Eu e uma amiga gostamos de falar de pão.

De espaços novos na cidade dedicados a essa arte.

A experimentar não só os produtos, mas o lugar em si.

A minha amiga gosta de passar as tardes por lá, conectada, trabalhando e beliscando coisas gostosas.

Somos caçadora de pães.

Cada uma que tenta ser a primeira a anunciar uma descoberta. Ou a fazer a descoberta.

Cada lugar tem uma receita da minha preferência e eu gosto de desfiar a lista.

Mas tenho um empecilho que é não gostar muito de variar. Em uma delas, a até aqui mais querida (para as baguetes), Boutique Francesa, quase nunca provei outra coisa.

Minha amiga arrisca mais. Apesar de ter também sua lista de favoritos.

Ponto para ela.

Por semanas, foi a única de nós a conhecer a Castália.

Pelo menos não se furtou a compartilhar a informação sobre sua existência.

E mais ela me dizia que tinha ido lá, mas eu ficava com vontade de conhecer.

Por fim, com uns quinze minutos que eu tinha entre um compromisso e outro, resolvi fazer a empreitada.

E foi um atravessar a cidade, um enfrentar de trânsito, uma busca danada para estacionar, um procurar o bloco e a loja.
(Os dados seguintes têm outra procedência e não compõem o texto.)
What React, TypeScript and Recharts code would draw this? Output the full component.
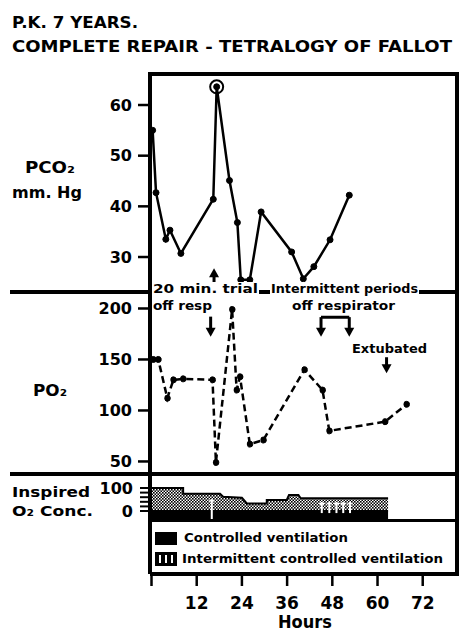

Cheguei. Apressada. Um lugar pequeno, poucas mesas, umas cadeiras mais confortáveis no gramado. Do lado oficial, lotação esgotada.

Dei uma olhada na decoração, nos tipos de pães e terminei por seguir os preferidos da minha amiga.

E pedi um café. O que foi meu erro.

Fui recebida com uma resposta/pergunta abrupta e assustada:

- Onde você vai beber o café?

Olhei ao redor, confirmei que não havia disponibilidade de mesa ou cadeira e respondi:

- Em qualquer lugar. Em pé, por aqui.

- Então, é para viagem, né?

- É... pode ser...

- Melhor você não pedir. Tem muita gente na frente.

- Ah, tudo bem. Se vocês estão dispensando clientes...

- Quem avisa, amigo é. Tá demorando muito. É sério.

Mais uma vez fiquei sem saber o que pensar da cena, das palavras, da recepção a uma estreante que tinha lutado para estar ali.

Devemos aceitar tudo de espíritos descolados e jovens empreendedores?

As regras do bem-viver comerciais mudaram tanto assim?

Seria eu um dinossauro errante e em extinção levando topada a cada dia de espécies contemporâneas?

Reconheci que, com tanta demora prometida, a sinceridade me ajudava a ir embora em tempo hábil para a próxima parada.

E saí, senão satisfeita, conformada.

Quanto aos produtos que consegui adquirir – os pães – eles sim, valeram cada gole não tomado do café que me negaram.

Comi quase tudo sozinha.

Feliz.

Em regozijo.

E até sofrendo um pouco pela troca instantânea de preferência – a minha baguete do coração agora mudava de criador.

Se o homem que fala dos amores líquidos estiver mesmo certo, essa teoria se aplica também ao sentimento pelos pães.